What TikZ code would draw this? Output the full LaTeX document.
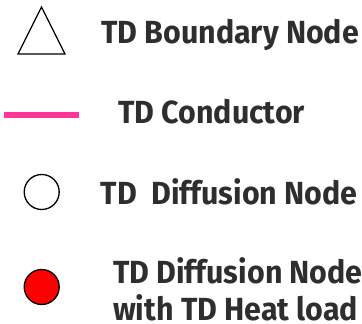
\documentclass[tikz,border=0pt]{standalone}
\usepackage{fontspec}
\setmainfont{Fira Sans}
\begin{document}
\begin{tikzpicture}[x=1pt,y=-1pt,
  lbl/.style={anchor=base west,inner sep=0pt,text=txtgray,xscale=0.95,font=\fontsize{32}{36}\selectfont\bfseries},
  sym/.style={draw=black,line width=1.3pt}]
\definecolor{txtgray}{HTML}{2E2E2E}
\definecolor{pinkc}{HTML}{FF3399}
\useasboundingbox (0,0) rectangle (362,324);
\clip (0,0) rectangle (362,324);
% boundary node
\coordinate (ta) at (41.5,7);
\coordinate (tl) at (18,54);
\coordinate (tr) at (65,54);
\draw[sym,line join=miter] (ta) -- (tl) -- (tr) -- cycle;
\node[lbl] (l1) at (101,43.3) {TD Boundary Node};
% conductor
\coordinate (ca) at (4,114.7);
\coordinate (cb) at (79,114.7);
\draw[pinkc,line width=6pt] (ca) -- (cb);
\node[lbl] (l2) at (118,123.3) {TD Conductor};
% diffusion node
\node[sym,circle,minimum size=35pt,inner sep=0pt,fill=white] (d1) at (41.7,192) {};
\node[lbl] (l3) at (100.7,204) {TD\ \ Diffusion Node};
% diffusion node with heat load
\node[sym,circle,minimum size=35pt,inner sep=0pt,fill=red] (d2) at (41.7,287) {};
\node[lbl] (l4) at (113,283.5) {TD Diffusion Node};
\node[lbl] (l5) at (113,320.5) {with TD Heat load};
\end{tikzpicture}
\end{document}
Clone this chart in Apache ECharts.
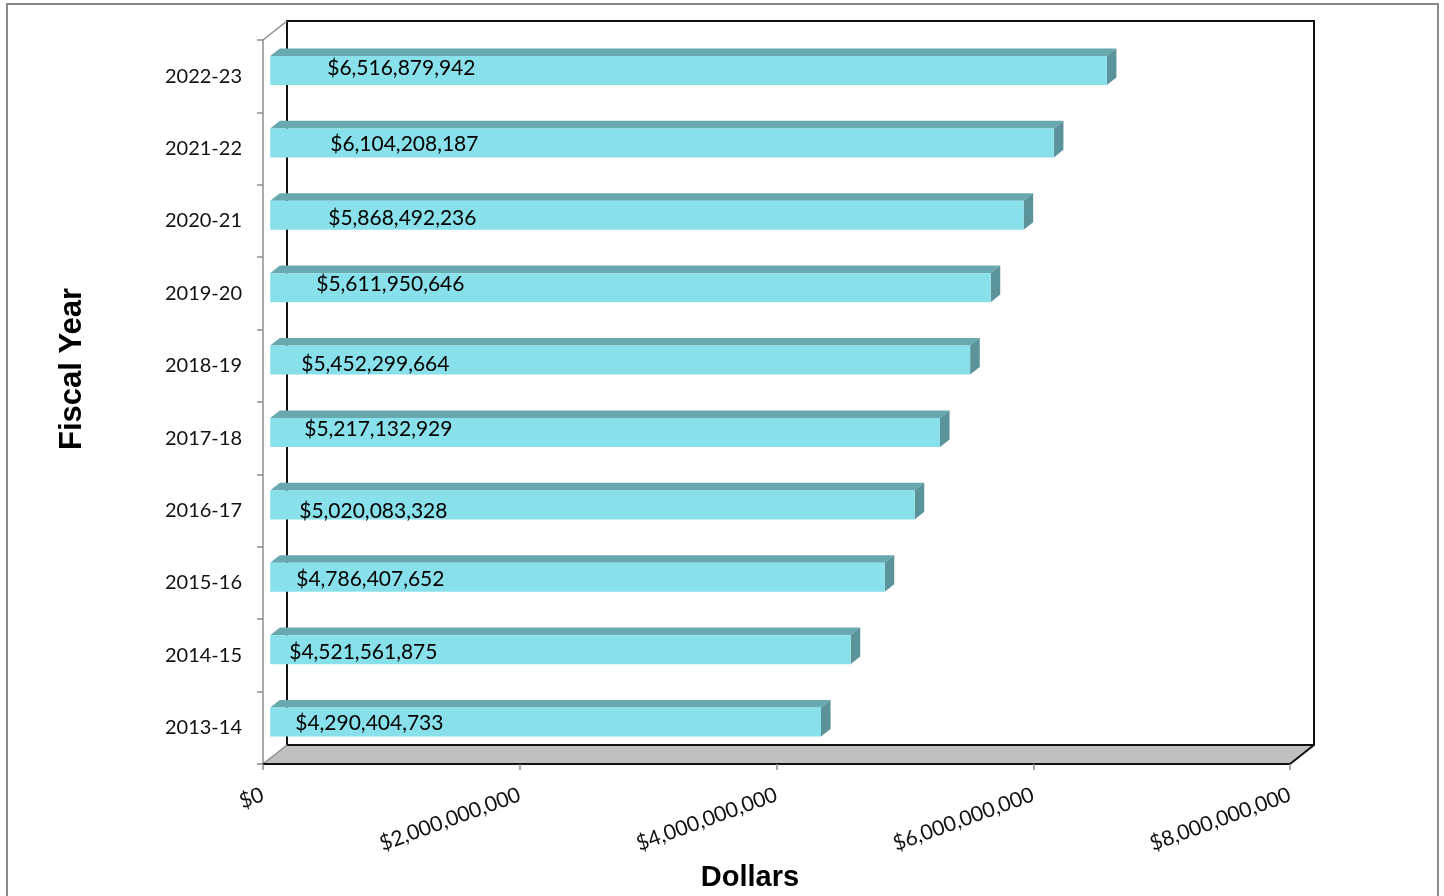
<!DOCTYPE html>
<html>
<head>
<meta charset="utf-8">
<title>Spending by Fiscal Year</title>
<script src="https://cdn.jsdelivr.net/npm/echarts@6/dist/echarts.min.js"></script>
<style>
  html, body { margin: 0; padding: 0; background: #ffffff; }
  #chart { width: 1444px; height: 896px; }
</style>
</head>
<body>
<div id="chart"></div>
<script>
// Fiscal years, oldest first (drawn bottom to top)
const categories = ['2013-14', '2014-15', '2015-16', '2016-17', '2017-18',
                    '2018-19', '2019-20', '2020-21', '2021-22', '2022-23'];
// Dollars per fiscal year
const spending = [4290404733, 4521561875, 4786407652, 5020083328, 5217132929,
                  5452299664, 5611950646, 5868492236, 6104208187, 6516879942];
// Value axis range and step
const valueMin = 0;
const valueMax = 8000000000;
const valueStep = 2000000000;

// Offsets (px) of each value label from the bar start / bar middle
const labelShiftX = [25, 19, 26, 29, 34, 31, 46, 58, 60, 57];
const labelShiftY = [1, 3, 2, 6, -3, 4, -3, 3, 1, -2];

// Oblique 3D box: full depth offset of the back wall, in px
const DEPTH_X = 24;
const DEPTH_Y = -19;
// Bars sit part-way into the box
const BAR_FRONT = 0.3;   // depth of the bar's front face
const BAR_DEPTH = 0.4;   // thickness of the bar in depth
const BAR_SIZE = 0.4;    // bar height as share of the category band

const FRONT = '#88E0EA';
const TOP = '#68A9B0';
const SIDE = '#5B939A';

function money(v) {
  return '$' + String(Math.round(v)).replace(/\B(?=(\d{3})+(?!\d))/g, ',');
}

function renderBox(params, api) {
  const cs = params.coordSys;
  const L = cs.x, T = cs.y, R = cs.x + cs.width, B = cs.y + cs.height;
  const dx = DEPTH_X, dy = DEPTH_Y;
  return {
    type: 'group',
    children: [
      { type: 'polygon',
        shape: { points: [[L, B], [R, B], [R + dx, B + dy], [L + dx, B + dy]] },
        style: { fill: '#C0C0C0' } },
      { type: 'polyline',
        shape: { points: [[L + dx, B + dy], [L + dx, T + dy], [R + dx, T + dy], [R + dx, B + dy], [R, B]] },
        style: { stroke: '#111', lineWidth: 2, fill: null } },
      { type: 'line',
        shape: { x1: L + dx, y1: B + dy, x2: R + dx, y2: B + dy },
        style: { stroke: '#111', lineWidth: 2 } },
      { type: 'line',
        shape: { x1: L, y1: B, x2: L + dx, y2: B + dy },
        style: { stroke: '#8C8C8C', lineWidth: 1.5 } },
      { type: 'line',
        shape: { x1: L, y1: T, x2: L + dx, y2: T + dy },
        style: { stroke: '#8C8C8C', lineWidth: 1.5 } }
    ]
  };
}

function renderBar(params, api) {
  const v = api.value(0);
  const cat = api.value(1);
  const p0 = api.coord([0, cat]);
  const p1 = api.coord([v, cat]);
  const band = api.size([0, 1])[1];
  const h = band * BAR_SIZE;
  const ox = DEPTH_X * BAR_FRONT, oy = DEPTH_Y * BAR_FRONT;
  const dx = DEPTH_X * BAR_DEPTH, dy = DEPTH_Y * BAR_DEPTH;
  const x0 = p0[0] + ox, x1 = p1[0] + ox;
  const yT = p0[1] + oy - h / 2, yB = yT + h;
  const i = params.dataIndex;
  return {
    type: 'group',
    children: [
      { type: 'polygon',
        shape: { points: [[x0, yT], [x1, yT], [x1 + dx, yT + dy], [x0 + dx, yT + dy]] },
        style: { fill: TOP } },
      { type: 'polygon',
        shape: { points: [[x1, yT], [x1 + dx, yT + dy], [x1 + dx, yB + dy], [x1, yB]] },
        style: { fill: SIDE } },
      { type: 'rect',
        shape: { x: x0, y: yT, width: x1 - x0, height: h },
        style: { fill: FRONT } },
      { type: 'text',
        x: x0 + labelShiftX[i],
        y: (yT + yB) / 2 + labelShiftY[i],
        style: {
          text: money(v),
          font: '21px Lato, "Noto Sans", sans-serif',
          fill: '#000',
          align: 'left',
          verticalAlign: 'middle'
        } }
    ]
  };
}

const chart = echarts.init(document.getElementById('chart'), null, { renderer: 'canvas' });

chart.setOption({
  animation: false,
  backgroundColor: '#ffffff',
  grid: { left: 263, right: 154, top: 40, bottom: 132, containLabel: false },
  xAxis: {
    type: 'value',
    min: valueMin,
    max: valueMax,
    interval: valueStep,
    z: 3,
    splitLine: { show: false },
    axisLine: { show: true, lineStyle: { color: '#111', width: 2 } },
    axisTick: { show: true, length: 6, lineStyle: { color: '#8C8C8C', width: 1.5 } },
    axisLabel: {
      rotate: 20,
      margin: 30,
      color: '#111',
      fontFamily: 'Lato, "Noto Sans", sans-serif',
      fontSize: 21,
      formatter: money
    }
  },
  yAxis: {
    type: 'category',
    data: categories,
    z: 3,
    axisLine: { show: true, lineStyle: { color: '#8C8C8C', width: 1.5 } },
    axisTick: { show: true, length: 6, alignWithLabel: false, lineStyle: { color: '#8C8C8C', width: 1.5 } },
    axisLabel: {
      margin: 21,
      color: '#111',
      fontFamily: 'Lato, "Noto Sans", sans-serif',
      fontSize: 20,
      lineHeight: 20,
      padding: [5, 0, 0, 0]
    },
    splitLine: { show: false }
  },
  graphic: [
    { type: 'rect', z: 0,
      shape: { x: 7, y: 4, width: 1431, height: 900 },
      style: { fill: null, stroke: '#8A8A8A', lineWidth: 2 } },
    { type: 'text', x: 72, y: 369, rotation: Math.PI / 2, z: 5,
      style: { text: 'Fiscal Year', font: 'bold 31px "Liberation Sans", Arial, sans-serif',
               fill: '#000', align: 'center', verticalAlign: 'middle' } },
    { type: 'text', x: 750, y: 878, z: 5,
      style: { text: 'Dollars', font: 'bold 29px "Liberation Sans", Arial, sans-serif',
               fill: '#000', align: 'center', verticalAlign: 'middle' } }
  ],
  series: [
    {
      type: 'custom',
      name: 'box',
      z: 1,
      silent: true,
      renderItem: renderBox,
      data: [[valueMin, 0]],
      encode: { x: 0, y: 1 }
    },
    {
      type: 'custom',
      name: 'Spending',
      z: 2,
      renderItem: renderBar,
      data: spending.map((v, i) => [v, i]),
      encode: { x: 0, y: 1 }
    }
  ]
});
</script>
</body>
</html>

==

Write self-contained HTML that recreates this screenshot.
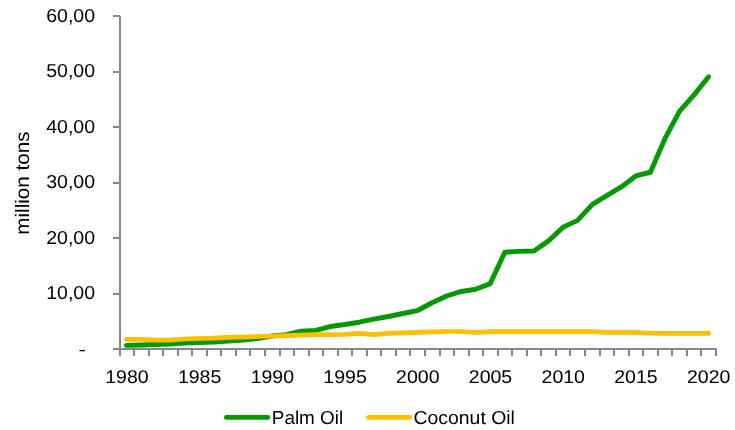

● **REQUIREMENTS**:
Copy every line above in which the string "full" shows up.

● **COMPLETED TASK**:
What TikZ code would draw this? Output the full LaTeX document.
// Oblique 3D box: full depth offset of the back wall, in px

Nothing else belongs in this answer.